Sure, various cultures have religious ties to the season, but none require all the busy materialism. And don’t get me wrong, I love time with the close family and seasonal traditions as much as anyone else.
But the excess hustle and bustle of the holidays is just inescapable. No matter how stressful the gatherings are with those distant relatives that we really don’t like but are obliged to see yearly, we still go through with them.
We jump on the one-horse open sleigh only because millions worldwide are doing it too. And we see these same trends year round. They’re the clothes we buy, regardless of taste, to fit the social norm. They’re the games that we attend because 60,000 fans claim that they’re fun. They’re the episodes of Glee that we watch so that we can have a basis of conversation with all the other ‘Gleeks’ the next day. The bandwagons may even have pressured some of us to come to college — after all, everyone else was doing it.
Social scientist Muzafer Sherif hypothesized that this “mirroring” is human nature.
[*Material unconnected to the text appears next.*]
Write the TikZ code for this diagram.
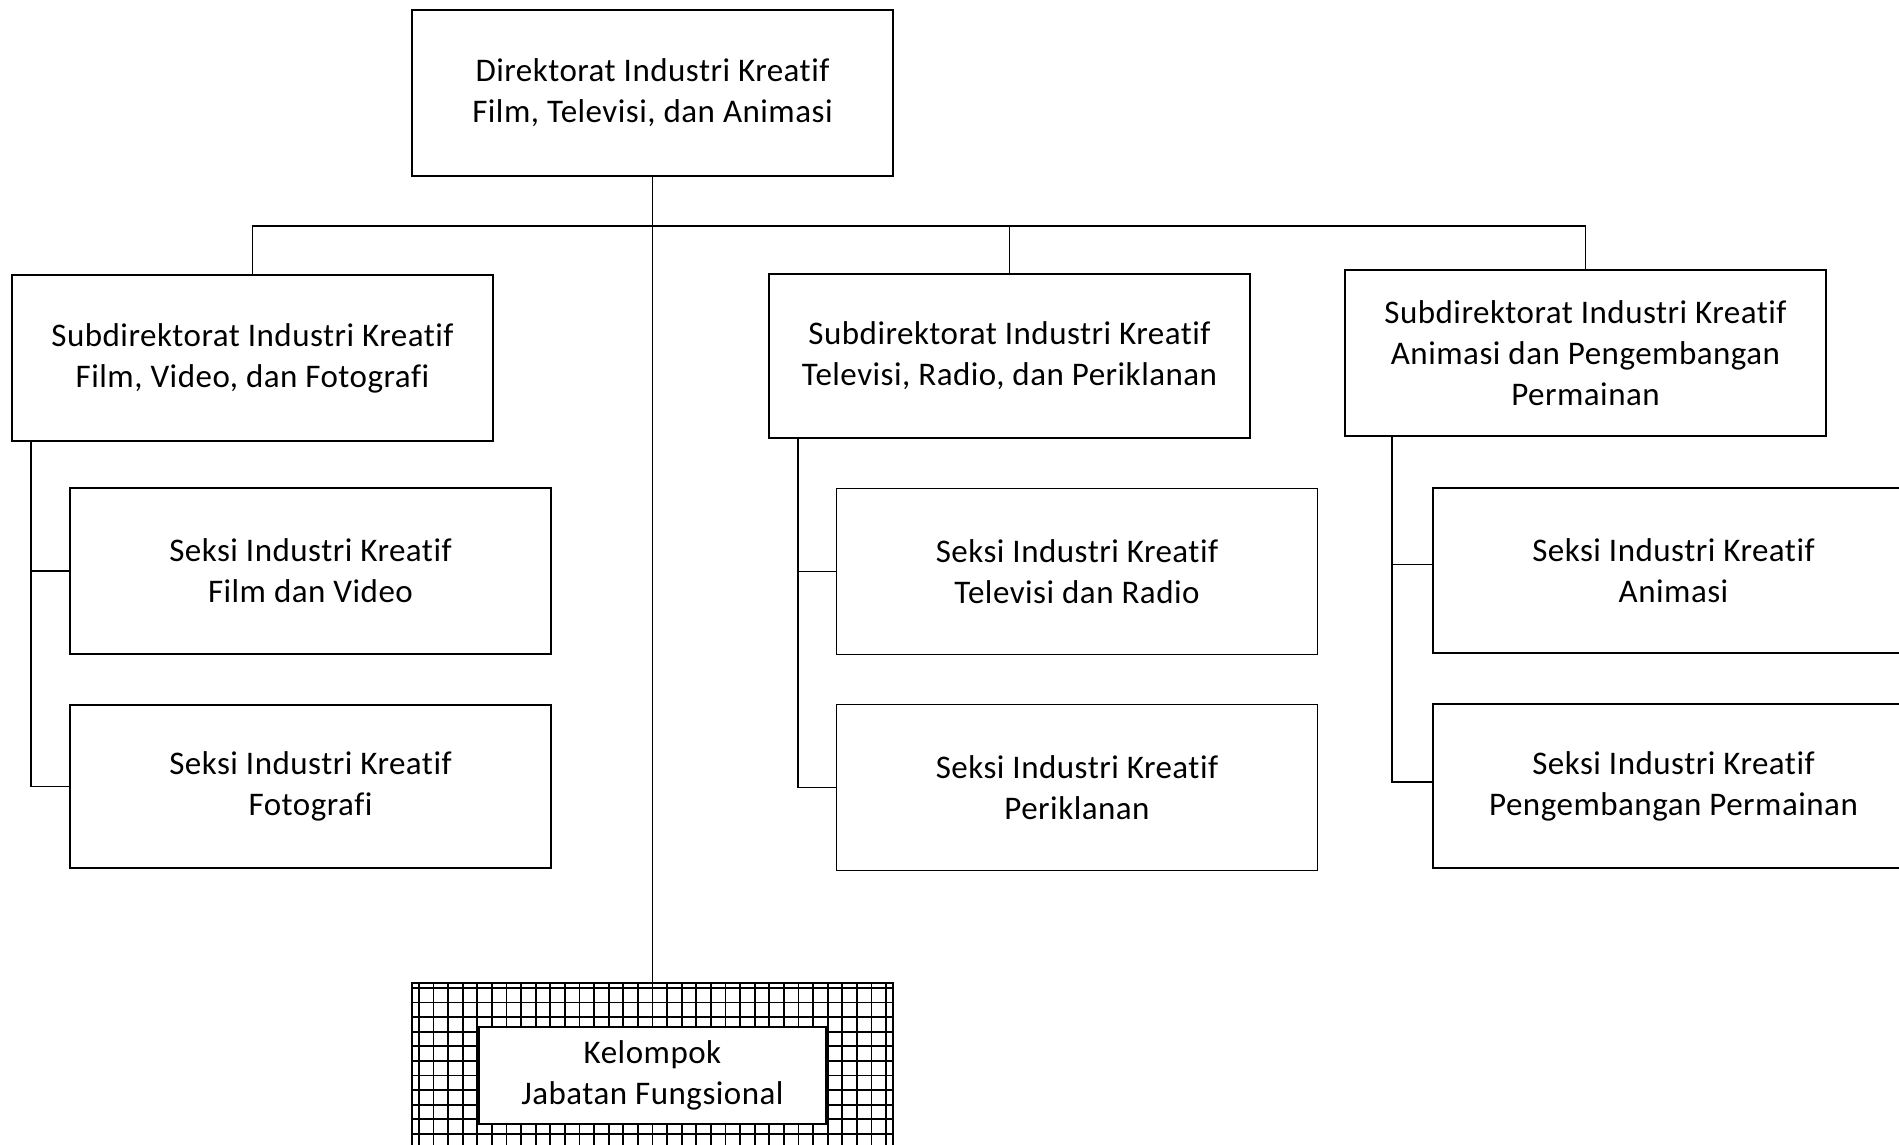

In a 1935 social experiment, he asked individuals to estimate the distance that a dot traveled across a screen. Next, he put them in groups and asked them to do the same experiment aloud.
Because the group answers were roughly identical while the individual answers were starkly different, he concluded that people conform to group norms when they’re put in an ambiguous situation.
In the 1950s, Solomon Asch continued to investigate the fragility of individuality in mass societies. When participants in a study were confronted with contrary opinions of the majority, his study showed that their tendency was to conform and adapt the more accepted opinion.
Basic perceptions would probably tell most responsible parents that it is not okay to sit their children on the lap of an old, bearded man in the middle of the mall. But as Asch’s experiment shows, majority trumps intuition. And when we’re unsure of how best to use our time, what to buy or how to help out, we simply look around.